Before adding brake fluid to your car, make sure you’re using the right type. There are four types available: DOT 3, DOT 4, DOT 5 and DOT 5.1 (DOT stands for Department of Transportation, which sets the quality standards for brake fluid). Using the wrong brake fluid can cause problems, so consult your owner’s manual to find out which one is right for your vehicle.

3. Engine oil

Engine oil serves a number of important functions. It lubricates the engine’s moving parts, reduces heat buildup, keeps the engine clean and prevents corrosion. Not surprisingly, when engine oil gets too low, it can have significant consequences. That’s why if the oil light illuminates on your dashboard, you should stop your car immediately and call for a tow to a repair shop.

To avoid this scenario, regularly check the level of your car’s oil (at least every 500 miles).
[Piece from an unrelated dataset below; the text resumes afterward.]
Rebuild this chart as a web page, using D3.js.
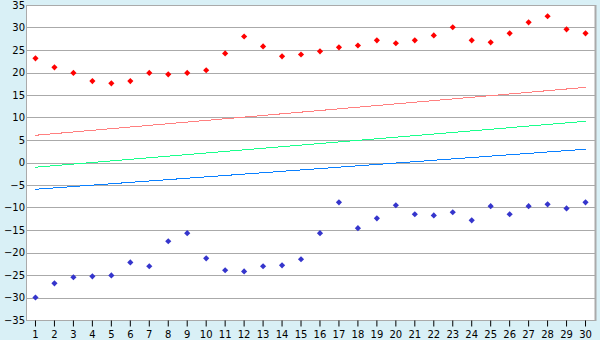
<!DOCTYPE html>
<html>
<head>
<meta charset="utf-8">
<script src="https://cdn.jsdelivr.net/npm/d3@7"></script>
<style>
  body { margin: 0; background: #d9f0f6; }
  text { font-family: "DejaVu Sans", Verdana, sans-serif; font-size: 10px; fill: #000; }
</style>
</head>
<body>
<script>
// categories on the x axis
var categories = d3.range(1, 31);
// scatter series
var redPoints = [23.15, 21.15, 19.9, 18.1, 17.6, 18.1, 19.9, 19.6, 19.9, 20.5,
                 24.25, 28.0, 25.8, 23.6, 24.0, 24.7, 25.6, 26.0, 27.15, 26.5,
                 27.15, 28.25, 30.05, 27.15, 26.7, 28.7, 31.15, 32.5, 29.6, 28.7];
var bluePoints = [-30.0, -26.85, -25.5, -25.3, -25.1, -22.2, -23.05, -17.5, -15.7, -21.3,
                  -23.95, -24.2, -23.05, -22.85, -21.5, -15.7, -8.85, -14.6, -12.4, -9.5,
                  -11.5, -11.75, -11.05, -12.85, -9.7, -11.5, -9.7, -9.3, -10.2, -8.85];
// straight lines: value at first and last category
var lineCats = [1, 30];
var redLine = [6.05, 16.7];
var greenLine = [-1.05, 9.15];
var blueLine = [-5.95, 2.95];
// y ticks
var yTicks = d3.range(-35, 36, 5);

var W = 600, H = 340;
var plotL = 26, plotR = 595, plotT = 5, plotB = 320;

var svg = d3.select("body").append("svg")
  .attr("width", W).attr("height", H);

svg.append("rect").attr("width", W).attr("height", H).attr("fill", "#d9f0f6");

var x = d3.scaleBand().domain(categories).range([plotL, plotR]);
var y = d3.scaleLinear().domain([-35, 35]).range([plotB, plotT]);
var cx = function(c) { return x(c) + x.bandwidth() / 2; };

// plot background
svg.append("rect")
  .attr("x", plotL).attr("y", plotT)
  .attr("width", plotR - plotL).attr("height", plotB - plotT)
  .attr("fill", "#fff");

// gridlines
svg.append("g").selectAll("line")
  .data(yTicks)
  .enter().append("line")
  .attr("x1", plotL).attr("x2", plotR)
  .attr("y1", function(d) { return Math.round(y(d)) + 0.5; })
  .attr("y2", function(d) { return Math.round(y(d)) + 0.5; })
  .attr("stroke", "#aaa").attr("stroke-width", 1);

// frame right + left axis
svg.append("line").attr("x1", plotR + 0.5).attr("x2", plotR + 0.5)
  .attr("y1", plotT).attr("y2", plotB + 1).attr("stroke", "#aaa").attr("stroke-width", 2);
svg.append("line").attr("x1", plotL + 0.5).attr("x2", plotL + 0.5)
  .attr("y1", plotT).attr("y2", plotB + 1).attr("stroke", "#aaa");

// y axis labels
var yAxis = d3.axisLeft(y).tickValues(yTicks).tickSize(0).tickPadding(1);
var gy = svg.append("g").attr("transform", "translate(" + plotL + ",0)").call(yAxis);
gy.select(".domain").remove();
gy.selectAll("text").attr("font-size", null).attr("font-family", null).attr("fill", "#000");

// x axis
var xAxis = d3.axisBottom(x).tickSize(6).tickPadding(4);
var gx = svg.append("g").attr("transform", "translate(0," + (plotB + 0.5) + ")").call(xAxis);
gx.select(".domain").remove();
gx.selectAll("line").attr("stroke", "#000");
gx.selectAll("text").attr("font-size", null).attr("font-family", null).attr("fill", "#000");

// lines
var line = d3.line()
  .x(function(d) { return cx(d[0]); })
  .y(function(d) { return y(d[1]); });
[[redLine, "#ff8080"], [greenLine, "#1aff8c"], [blueLine, "#0a80ff"]].forEach(function(s) {
  svg.append("path")
    .datum(d3.zip(lineCats, s[0]))
    .attr("d", line)
    .attr("fill", "none")
    .attr("stroke", s[1])
    .attr("stroke-width", 1)
    .attr("shape-rendering", "crispEdges");
});

// markers: small square diamonds
var marker = d3.symbol().type(d3.symbolSquare).size(19);
[[redPoints, "#ff0000"], [bluePoints, "#3535cc"]].forEach(function(s) {
  svg.append("g").selectAll("path")
    .data(s[0])
    .enter().append("path")
    .attr("d", marker)
    .attr("transform", function(d, i) {
      return "translate(" + cx(categories[i]) + "," + y(d) + ") rotate(45)";
    })
    .attr("fill", s[1]);
});
</script>
</body>
</html>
While your engine should be turned off before you check the oil, it’s best if it’s warm, as this will provide a more accurate reading. Locate the retractable dipstick; typically, it’ll be the one with the yellow handle (as opposed to the red-handled transmission fluid dipstick). When you pull out the dipstick, you’ll see two notches: one that denotes “full” and one that denotes “low.” If the level is at or below the “low” notch, add some more. Consult your owner’s manual for the correct type of oil and where to add it.

Engine oil should be changed at regular intervals. The specific interval can vary substantially depending on whether your vehicle uses regular or synthetic oil, so consult your owner’s manual. Whether you choose to replace your oil yourself or have a professional handle it for you, oil changes are crucial for the health of your car’s engine.

4. Power steering fluid

Power steering fluid is a hydraulic fluid that makes power steering possible on modern vehicles. As with brake fluid, there’s no set time frame for power steering fluid to be replaced. If you notice that you’re having greater difficulty turning your steering wheel or you hear squeaking sounds when you turn, it’s time to check the fluid level.
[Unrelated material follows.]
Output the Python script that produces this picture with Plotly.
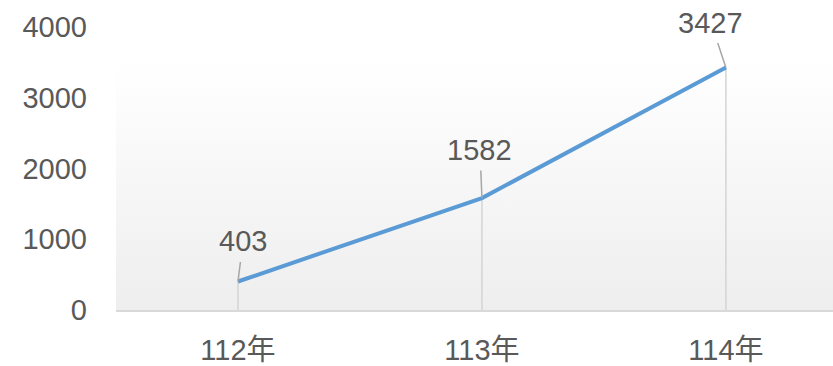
import plotly.graph_objects as go

# Yearly totals
years = ["112年", "113年", "114年"]
totals = [403, 1582, 3427]

# Label offsets (pixels) for the leader-line callouts
label_dx = [5, -2, -15]
label_dy = [-40, -48, -45]

y_ticks = [0, 1000, 2000, 3000, 4000]

FONT = "Liberation Sans, Noto Sans CJK TC, sans-serif"
TEXT = "#595959"
SIZE = 29

pos = list(range(len(years)))

fig = go.Figure()

# Soft vertical gradient behind the plot area
fig.add_trace(go.Scatter(
    x=[-0.5, 2.5, 2.5, -0.5, -0.5],
    y=[0, 0, 4000, 4000, 0],
    mode="none",
    fill="toself",
    fillgradient=dict(type="vertical",
                      colorscale=[[0, "#eeeeee"], [0.88, "#ffffff"], [1, "#ffffff"]]),
    hoverinfo="skip",
    showlegend=False,
))

# Series line with drop lines to the category axis
fig.add_trace(go.Scatter(
    x=pos,
    y=totals,
    mode="lines",
    line=dict(color="#5B9BD5", width=4),
    error_y=dict(type="data", symmetric=False,
                 array=[0] * len(totals), arrayminus=totals,
                 color="#d4d4d4", thickness=1.5, width=0),
    showlegend=False,
))

for p, v, dx, dy in zip(pos, totals, label_dx, label_dy):
    fig.add_annotation(
        x=p, y=v, text=str(v),
        showarrow=True, arrowhead=0, arrowwidth=1.5, arrowcolor="#a6a6a6",
        ax=dx, ay=dy, borderpad=4,
        font=dict(family=FONT, size=SIZE, color=TEXT),
    )

fig.update_layout(
    width=833, height=366,
    margin=dict(l=116, r=0, t=27, b=56),
    paper_bgcolor="#ffffff",
    plot_bgcolor="rgba(0,0,0,0)",
    font=dict(family=FONT, size=SIZE, color=TEXT),
    xaxis=dict(
        range=[-0.5, 2.439], tickvals=pos, ticktext=years,
        showgrid=False, zeroline=False, automargin=False,
        showline=True, linecolor="#d9d9d9", linewidth=1.5,
        ticks="", ticklabelstandoff=13,
        tickfont=dict(family=FONT, size=SIZE, color=TEXT),
    ),
    yaxis=dict(
        range=[0, 4000], tickvals=y_ticks, automargin=False,
        showgrid=False, zeroline=False, showline=False,
        ticks="", ticklabelstandoff=28,
        tickfont=dict(family=FONT, size=SIZE, color=TEXT),
    ),
)

fig.write_html("out.html")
Like coolant and brake fluid, power steering fluid is housed in a semi-transparent reservoir with a line indicator to denote its level. If the fluid level is low, add some more. As always, check your owner’s manual to make sure you’re using the correct type of power steering fluid for your vehicle. If the fluid level is consistently too low, you may have a leak, in which case you should have it looked at by a professional.

5. Transmission fluid

Transmission fluid acts as a lubricant for the moving parts inside the transmission. In automatic transmissions, the fluid also acts as a coolant and helps transfer power from the engine to the transmission.

To check your transmission fluid, locate the dipstick (usually red-handled) and repeat the same process as you would for checking your oil, making sure the fluid level is within the acceptable range. You should also inspect the integrity of the fluid—it should appear bright red and have a somewhat sweet scent. If the fluid appears dirty or smells burnt, it’s likely due for a change.

As with engine oil, transmission fluid should be professionally serviced at regular intervals. Ideally, you should get a complete fluid and filter change every 40,000 miles. This simple step will add years to your transmission’s life and prevent costly damage.

6. Windshield washer fluid

While it has no impact on vehicle performance, windshield washer fluid helps ensure driving safety by allowing you to clean your windshield in a visibility emergency. Like most fluids found under the hood, it’s housed in a semi-transparent reservoir that makes it easy to assess the fluid’s level.

Windshield washer fluid contains ingredients like methanol and ethylene glycol, which provide effective cleaning power and prevent freezing during extreme cold. You can also make your own washer fluid by combining 1/2 cup of ammonia, 1 tablespoon of dish soap and 1 gallon of water. Just keep in mind that this homemade version won’t protect against freezing like standard washer fluid.